In conventional optical networks, it is known to use wavelength division multiplexing to transmit multiple data channels along a single fiber. Such networks typically have multiple nodes connected in point to point, ring or mesh configurations. Optical add drop modules (OADM) are used at intermediate nodes in such networks to add or drop wavelengths, and pass through the remaining wavelengths. It has long been desired to provide reconfigurable OADMs to enable remote controlled selection of which wavelengths to add or drop at a particular node, or to control routing of wavelengths between nodes, for example for protection switching purposes. 2×2 optical switches may be provided for switching the multiplexed optical signals from one of two fibers to an OADM.
It is known from U.S. Pat. No. 6,084,694 (Milton) to have the wavelengths organized into bands, an interface at each node for dropping a band associated therewith, adding a band carrying traffic for another node, and passively forwarding other bands. This enables the bands to be passed directly between any pair of nodes in said network without the active intervention of any intervening node. The use of bands as distinct from discrete wavelengths allows the filter specifications to be relaxed in the area of sideband roll-off slope since there are cascaded filters involved at each node. A primary (or band) filter discriminates a band of wavelengths. Further sub-division into specific channels is done with a narrow width filter(s) after the band filter. The use of a multi-level filtering approach is more efficient in optical power terms than other arrangements for ring networks. This is due to the fact that the band filter is the primary filter element that is repeated around the ring. As nodes are added to the ring, the attenuation loss due to the band filter element does not rise as fast as the case where individual wavelengths are filtered out at a node with the residual band being passed on. After conversion to electrical form, a digital cross connect can enable reconfiguration of which data is transmitted on which wavelength.
Another example of a banded add drop filter is shown in U.S. Pat. No. 6,243,179 (Thompson). To reconfigure the filter to pass through a given one of the bands, fiber jumper leads can be used. In these patents the term “band” is used to indicate a subset of the wavelengths carried by the fiber, or amplified by a single optical amplifier. As this terminology is inconsistent with the terms C or L band, which are commonly used to indicate all the wavelengths carried or amplified, in contrast, in the remainder of this document, the term “band” will be used to indicate all the wavelengths, and “sub band” will indicate a subset, such as a half band, or one eighth of the band for example.
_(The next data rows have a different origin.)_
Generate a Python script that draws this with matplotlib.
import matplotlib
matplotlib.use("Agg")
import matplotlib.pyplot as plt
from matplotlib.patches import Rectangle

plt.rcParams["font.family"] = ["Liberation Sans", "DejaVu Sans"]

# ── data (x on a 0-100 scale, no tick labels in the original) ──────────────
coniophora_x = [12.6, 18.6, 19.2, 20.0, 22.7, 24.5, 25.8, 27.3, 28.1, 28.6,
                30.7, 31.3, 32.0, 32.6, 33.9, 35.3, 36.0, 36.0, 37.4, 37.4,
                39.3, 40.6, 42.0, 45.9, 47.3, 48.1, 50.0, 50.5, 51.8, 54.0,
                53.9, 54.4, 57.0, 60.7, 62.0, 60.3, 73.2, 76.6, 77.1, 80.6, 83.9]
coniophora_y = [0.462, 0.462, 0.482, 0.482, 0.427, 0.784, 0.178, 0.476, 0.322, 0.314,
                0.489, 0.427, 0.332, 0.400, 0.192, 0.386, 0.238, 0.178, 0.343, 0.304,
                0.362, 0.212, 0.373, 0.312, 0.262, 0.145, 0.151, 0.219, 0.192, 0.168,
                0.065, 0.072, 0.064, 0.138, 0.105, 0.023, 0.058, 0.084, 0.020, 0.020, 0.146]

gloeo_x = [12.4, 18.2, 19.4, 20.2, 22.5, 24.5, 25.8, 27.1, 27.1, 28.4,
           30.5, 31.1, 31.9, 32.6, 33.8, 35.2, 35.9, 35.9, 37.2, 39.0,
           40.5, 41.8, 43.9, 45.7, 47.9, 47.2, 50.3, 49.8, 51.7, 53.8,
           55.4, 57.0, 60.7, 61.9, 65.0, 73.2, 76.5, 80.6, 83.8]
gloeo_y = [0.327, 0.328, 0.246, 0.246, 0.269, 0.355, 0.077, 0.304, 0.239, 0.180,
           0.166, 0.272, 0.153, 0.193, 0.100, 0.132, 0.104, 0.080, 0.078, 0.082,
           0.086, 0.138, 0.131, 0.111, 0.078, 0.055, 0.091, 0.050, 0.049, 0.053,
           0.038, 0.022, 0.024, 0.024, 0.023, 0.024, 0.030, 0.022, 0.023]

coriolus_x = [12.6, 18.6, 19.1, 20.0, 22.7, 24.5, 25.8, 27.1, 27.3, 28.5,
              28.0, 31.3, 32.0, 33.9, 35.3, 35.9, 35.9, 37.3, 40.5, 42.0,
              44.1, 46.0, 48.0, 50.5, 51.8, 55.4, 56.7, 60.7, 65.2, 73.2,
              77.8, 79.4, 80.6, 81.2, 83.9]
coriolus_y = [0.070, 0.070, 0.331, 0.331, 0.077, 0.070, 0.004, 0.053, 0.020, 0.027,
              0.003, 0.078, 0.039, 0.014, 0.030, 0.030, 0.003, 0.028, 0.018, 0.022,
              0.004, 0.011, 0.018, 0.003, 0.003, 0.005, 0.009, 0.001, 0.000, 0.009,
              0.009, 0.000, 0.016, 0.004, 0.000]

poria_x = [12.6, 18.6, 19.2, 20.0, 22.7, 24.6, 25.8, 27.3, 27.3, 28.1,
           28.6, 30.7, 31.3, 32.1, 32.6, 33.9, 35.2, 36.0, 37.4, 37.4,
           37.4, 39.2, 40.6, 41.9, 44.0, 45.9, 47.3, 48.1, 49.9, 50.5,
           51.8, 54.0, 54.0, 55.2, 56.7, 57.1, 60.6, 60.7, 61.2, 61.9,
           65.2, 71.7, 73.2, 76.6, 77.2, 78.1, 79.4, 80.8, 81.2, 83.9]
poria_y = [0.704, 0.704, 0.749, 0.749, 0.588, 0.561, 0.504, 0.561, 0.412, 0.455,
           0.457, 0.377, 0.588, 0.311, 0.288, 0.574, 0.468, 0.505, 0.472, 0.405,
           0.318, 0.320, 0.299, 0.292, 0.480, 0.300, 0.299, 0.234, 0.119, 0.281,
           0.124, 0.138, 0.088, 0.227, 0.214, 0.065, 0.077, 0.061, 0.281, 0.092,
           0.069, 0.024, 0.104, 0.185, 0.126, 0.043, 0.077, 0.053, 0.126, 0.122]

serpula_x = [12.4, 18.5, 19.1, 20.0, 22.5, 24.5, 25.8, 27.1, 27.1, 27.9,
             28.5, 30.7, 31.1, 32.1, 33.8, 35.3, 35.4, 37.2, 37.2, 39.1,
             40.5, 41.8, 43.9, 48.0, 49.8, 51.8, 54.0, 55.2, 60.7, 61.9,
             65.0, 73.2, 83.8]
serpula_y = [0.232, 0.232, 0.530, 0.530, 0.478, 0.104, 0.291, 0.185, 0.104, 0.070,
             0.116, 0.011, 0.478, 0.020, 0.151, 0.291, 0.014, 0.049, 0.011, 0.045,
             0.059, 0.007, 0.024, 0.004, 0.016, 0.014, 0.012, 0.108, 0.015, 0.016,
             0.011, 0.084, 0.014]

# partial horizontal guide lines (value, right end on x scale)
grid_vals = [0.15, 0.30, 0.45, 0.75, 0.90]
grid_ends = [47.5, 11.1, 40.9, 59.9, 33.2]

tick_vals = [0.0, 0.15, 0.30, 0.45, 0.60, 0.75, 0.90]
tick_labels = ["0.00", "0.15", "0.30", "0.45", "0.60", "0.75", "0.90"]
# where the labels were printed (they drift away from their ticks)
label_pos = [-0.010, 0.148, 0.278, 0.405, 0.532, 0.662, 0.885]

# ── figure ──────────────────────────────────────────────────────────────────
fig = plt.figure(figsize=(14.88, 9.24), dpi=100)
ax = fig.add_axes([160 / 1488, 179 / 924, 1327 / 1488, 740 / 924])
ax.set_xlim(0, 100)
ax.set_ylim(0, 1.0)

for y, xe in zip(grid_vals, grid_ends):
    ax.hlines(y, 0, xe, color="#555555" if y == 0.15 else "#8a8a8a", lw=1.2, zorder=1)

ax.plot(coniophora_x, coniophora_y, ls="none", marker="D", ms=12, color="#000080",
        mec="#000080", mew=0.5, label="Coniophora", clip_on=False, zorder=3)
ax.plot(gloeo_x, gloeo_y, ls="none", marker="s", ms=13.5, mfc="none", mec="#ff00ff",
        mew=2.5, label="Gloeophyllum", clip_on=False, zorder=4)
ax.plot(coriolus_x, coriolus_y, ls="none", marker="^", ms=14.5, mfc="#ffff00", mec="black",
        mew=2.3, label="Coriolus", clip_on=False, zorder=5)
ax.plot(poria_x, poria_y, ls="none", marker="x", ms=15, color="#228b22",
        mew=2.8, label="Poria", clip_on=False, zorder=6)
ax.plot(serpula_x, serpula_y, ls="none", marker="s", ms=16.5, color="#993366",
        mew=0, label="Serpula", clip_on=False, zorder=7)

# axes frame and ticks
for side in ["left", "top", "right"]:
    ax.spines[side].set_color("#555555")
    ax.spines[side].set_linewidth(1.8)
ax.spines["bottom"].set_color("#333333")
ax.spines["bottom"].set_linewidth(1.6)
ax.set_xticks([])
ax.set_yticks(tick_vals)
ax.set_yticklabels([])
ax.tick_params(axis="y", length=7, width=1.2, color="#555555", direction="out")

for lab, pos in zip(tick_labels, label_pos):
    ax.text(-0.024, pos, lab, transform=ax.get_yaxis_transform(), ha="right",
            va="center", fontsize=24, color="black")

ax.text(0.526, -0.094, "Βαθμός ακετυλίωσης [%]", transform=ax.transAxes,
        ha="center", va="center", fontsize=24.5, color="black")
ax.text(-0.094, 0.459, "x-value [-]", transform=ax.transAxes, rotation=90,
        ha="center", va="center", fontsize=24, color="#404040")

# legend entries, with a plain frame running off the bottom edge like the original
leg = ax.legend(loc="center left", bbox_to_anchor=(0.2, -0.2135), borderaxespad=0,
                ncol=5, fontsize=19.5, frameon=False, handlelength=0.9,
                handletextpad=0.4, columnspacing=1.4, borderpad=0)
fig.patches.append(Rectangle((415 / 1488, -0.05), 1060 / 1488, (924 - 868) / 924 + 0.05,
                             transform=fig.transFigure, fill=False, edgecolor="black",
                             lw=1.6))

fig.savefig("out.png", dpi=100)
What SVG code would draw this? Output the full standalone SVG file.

It is known to provide coarse demux on one card, to output half-band or sub band signals and wavelength or channel demux on a separate card to output individual wavelengths. The half bands or subbands are coupled between the cards by fiber patch cords. To reconfigure which wavelengths or bands are added or dropped, the patch cords, can be plugged or unplugged manually. This leaves problems of cost and delay involved in sending a worker to a remote site of the node, as well as the space or planning required to allocate space in shelves in the system, required for many such cards in a typical high density approach to the system.
As traffic over a network grows, an operator may wish a mid-life upgrade of an express node (which merely amplifies or routes the entire band or in some cases half bands with no adding or dropping of wavelengths), to an add/drop node capable of adding/dropping individual wavelengths. This will require adding additional subband demux cards, which will incur additional cost and footprint to the node as well as the operation of unplugging half band demux cards and reconnecting them to the new cards. Thus it is difficult or expensive to allow or plan for such upgrade at the time of initial installation, and may cause an undesirable interruption to service of bands being passed through. Especially in future systems, as there is a possibility for the need to upgrade to provide more amplification of coarse bands, for higher bit rates, which would involve additional planning and space for the scalable nodes, which is often impractical or expensive.
It is also known from U.S. Pat. No. 6,020,986 to provide a reconfigurable OADM which can be reconfigured without a halt in service. This uses an array of programmable fiber Bragg gratings, one for each wavelength, so that individual wavelengths can be added or dropped.
It is also known to have arrays of optical switches for switching individual wavelengths, such as well known MEMS (Micro Electro Mechanical Switches) devices coupled to a wavelength demultiplexer.